*EXERCISE INSTRUCTIONS*
Please start at the first line of the records beneath and quote each line exactly, ending with the line containing "(9.5,11) -- (1000,11);".

##### ENTRIES SHOWN

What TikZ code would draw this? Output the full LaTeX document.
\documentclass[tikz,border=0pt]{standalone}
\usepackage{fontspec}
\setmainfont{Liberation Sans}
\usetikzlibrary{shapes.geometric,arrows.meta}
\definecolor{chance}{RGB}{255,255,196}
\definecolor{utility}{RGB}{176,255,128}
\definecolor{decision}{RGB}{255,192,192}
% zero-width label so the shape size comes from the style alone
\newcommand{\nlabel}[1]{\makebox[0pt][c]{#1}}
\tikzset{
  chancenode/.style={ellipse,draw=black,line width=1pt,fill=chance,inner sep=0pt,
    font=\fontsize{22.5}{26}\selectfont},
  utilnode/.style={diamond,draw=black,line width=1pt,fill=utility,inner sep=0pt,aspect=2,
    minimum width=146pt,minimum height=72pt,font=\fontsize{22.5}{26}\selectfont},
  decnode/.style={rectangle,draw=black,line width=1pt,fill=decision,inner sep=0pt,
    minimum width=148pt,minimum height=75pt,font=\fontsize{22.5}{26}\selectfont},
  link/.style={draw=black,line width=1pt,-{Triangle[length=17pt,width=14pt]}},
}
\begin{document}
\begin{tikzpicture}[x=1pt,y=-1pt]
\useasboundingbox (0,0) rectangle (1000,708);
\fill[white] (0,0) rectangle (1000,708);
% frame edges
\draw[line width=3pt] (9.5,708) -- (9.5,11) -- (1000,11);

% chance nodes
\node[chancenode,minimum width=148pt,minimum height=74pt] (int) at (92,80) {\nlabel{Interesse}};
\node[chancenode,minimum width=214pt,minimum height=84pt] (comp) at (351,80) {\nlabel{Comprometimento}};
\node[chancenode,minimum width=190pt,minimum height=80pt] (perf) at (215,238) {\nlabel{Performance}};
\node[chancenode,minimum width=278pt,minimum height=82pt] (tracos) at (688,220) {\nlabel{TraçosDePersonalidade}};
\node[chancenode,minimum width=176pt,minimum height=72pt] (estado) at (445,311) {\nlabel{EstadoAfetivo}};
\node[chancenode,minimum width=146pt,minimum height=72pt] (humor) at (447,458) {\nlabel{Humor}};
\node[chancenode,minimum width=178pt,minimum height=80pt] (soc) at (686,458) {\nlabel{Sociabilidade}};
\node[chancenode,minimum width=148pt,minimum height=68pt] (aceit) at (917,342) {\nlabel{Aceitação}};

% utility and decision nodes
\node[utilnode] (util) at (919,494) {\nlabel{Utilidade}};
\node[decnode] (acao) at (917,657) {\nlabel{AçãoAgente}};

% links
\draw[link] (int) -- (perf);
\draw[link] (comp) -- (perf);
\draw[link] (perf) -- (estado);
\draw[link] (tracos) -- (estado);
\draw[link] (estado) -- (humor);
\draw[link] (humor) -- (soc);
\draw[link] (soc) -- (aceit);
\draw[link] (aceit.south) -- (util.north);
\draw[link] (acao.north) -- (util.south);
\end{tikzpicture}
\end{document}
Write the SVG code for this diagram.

##########

*ANSWER TO THE TASK*
What TikZ code would draw this? Output the full LaTeX document.
\documentclass[tikz,border=0pt]{standalone}
\usepackage{fontspec}
\setmainfont{Liberation Sans}
\usetikzlibrary{shapes.geometric,arrows.meta}
\definecolor{chance}{RGB}{255,255,196}
\definecolor{utility}{RGB}{176,255,128}
\definecolor{decision}{RGB}{255,192,192}
% zero-width label so the shape size comes from the style alone
\newcommand{\nlabel}[1]{\makebox[0pt][c]{#1}}
\tikzset{
  chancenode/.style={ellipse,draw=black,line width=1pt,fill=chance,inner sep=0pt,
    font=\fontsize{22.5}{26}\selectfont},
  utilnode/.style={diamond,draw=black,line width=1pt,fill=utility,inner sep=0pt,aspect=2,
    minimum width=146pt,minimum height=72pt,font=\fontsize{22.5}{26}\selectfont},
  decnode/.style={rectangle,draw=black,line width=1pt,fill=decision,inner sep=0pt,
    minimum width=148pt,minimum height=75pt,font=\fontsize{22.5}{26}\selectfont},
  link/.style={draw=black,line width=1pt,-{Triangle[length=17pt,width=14pt]}},
}
\begin{document}
\begin{tikzpicture}[x=1pt,y=-1pt]
\useasboundingbox (0,0) rectangle (1000,708);
\fill[white] (0,0) rectangle (1000,708);
% frame edges
\draw[line width=3pt] (9.5,708) -- (9.5,11) -- (1000,11);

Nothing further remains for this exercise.